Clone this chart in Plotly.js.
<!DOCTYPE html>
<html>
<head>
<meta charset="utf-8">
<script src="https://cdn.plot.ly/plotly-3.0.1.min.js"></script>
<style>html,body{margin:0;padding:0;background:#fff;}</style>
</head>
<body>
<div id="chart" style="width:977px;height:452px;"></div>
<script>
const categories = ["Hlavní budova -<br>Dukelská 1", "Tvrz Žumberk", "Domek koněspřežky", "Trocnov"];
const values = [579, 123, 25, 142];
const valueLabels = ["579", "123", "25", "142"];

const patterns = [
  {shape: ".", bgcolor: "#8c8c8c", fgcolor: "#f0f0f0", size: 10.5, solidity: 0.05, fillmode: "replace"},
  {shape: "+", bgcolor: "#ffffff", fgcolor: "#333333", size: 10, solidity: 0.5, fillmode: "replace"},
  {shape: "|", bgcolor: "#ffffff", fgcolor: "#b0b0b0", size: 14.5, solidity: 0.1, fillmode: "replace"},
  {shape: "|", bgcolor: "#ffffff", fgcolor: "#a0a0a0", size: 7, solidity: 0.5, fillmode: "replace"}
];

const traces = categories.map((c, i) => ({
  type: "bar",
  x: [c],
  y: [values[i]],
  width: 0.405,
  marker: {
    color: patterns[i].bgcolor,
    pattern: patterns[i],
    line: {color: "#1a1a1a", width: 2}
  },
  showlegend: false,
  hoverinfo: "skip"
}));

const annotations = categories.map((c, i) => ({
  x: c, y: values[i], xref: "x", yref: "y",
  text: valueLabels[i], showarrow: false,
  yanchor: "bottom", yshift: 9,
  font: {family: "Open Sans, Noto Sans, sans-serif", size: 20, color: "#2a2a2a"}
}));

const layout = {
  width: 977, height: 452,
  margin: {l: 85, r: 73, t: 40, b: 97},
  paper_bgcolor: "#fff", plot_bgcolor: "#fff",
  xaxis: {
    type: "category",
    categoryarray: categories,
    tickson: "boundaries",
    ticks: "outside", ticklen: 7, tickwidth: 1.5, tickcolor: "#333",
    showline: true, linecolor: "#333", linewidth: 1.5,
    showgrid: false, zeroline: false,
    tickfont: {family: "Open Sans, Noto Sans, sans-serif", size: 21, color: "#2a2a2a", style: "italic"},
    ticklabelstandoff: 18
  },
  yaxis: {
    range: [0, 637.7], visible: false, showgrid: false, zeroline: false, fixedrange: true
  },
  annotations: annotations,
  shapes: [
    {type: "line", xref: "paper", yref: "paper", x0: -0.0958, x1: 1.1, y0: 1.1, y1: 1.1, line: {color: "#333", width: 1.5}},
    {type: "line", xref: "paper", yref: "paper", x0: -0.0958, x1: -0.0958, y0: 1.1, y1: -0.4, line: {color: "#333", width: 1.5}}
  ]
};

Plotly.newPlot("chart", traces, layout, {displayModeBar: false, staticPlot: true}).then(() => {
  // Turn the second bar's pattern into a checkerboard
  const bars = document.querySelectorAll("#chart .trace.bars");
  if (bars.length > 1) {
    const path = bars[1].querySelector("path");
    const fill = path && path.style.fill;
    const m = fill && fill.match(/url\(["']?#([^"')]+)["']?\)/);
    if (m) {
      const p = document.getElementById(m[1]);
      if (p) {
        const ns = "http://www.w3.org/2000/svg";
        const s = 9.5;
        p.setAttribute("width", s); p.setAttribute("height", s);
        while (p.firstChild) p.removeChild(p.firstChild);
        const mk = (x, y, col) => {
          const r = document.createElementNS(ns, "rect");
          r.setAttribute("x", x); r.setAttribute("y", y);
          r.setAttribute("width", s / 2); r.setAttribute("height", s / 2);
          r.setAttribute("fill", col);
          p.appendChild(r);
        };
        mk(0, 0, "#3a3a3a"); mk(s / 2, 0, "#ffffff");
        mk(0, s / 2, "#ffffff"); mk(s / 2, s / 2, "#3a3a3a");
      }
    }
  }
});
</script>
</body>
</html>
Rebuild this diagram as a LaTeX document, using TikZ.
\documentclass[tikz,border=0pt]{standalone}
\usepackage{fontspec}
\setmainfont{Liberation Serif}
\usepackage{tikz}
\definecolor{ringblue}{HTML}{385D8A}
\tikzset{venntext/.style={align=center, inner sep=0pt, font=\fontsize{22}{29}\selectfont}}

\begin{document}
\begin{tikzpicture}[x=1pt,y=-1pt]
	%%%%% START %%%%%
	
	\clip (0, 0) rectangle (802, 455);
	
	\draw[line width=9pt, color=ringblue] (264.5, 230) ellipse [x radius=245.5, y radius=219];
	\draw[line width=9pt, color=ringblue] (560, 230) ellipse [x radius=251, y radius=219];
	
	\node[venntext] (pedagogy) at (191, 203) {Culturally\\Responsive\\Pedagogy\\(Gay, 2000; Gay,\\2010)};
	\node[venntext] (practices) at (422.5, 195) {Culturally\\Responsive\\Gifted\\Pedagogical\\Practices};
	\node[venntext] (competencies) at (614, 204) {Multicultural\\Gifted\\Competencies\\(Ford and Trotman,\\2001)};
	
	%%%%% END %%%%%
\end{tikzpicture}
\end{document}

☆ ☆ ☆

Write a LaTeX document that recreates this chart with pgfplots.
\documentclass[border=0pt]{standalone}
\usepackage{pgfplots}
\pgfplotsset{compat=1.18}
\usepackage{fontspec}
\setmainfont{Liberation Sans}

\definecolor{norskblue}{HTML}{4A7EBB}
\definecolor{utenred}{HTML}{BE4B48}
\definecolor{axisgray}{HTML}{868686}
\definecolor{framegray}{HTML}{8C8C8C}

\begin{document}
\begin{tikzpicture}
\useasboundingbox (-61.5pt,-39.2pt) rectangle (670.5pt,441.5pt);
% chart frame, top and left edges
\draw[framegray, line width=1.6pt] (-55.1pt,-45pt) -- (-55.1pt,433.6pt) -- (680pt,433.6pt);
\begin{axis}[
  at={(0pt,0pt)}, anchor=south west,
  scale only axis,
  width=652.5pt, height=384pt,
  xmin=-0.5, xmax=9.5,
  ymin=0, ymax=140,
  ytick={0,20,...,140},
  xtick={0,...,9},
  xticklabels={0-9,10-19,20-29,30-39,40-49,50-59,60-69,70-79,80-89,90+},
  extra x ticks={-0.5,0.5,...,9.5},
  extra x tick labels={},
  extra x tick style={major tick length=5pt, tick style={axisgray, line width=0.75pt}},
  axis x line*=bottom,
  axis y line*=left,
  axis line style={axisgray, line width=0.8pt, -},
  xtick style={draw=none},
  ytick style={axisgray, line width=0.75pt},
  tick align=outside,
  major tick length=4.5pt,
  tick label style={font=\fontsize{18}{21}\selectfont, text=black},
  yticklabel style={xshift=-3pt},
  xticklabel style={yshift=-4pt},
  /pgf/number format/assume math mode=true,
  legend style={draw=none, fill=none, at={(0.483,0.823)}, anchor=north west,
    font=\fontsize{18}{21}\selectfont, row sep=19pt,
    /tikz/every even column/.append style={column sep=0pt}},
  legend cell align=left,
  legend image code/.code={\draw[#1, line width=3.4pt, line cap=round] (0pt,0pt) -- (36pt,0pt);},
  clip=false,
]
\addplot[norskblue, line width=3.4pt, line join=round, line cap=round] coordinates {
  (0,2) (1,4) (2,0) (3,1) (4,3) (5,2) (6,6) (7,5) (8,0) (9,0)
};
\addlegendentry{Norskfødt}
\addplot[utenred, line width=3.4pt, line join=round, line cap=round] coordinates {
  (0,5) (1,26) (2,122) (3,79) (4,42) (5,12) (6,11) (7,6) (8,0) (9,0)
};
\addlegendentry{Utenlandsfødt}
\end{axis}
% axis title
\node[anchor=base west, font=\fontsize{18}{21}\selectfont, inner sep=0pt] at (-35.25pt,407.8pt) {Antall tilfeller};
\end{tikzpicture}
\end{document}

☆ ☆ ☆

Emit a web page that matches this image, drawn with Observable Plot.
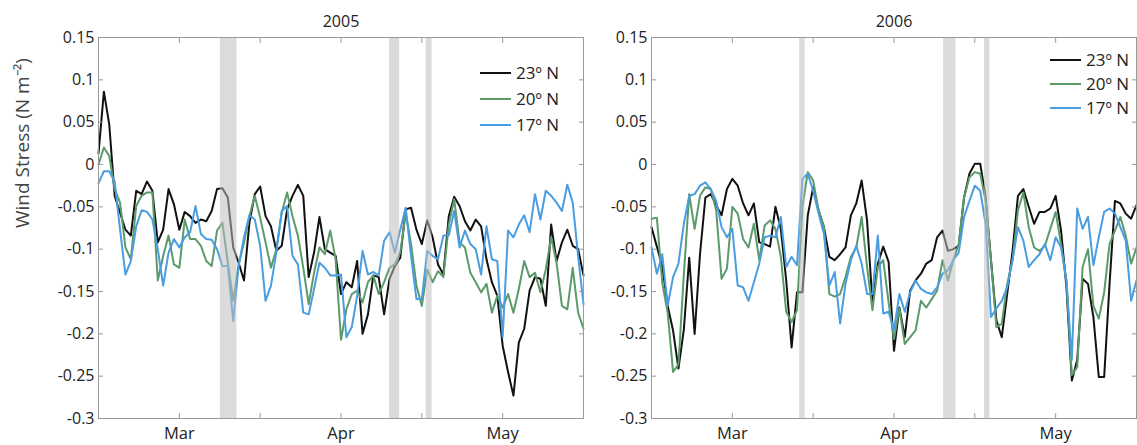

☆ ☆ ☆

● Written instruction: Take the lines from the line with "Rebuild this diagram" through the line with "radius=251, y radius=219];", both ends included, and give them again exactly, with nothing else.

● Full answer:
Rebuild this diagram as a LaTeX document, using TikZ.
\documentclass[tikz,border=0pt]{standalone}
\usepackage{fontspec}
\setmainfont{Liberation Serif}
\usepackage{tikz}
\definecolor{ringblue}{HTML}{385D8A}
\tikzset{venntext/.style={align=center, inner sep=0pt, font=\fontsize{22}{29}\selectfont}}

\begin{document}
\begin{tikzpicture}[x=1pt,y=-1pt]
	%%%%% START %%%%%
	
	\clip (0, 0) rectangle (802, 455);
	
	\draw[line width=9pt, color=ringblue] (264.5, 230) ellipse [x radius=245.5, y radius=219];
	\draw[line width=9pt, color=ringblue] (560, 230) ellipse [x radius=251, y radius=219];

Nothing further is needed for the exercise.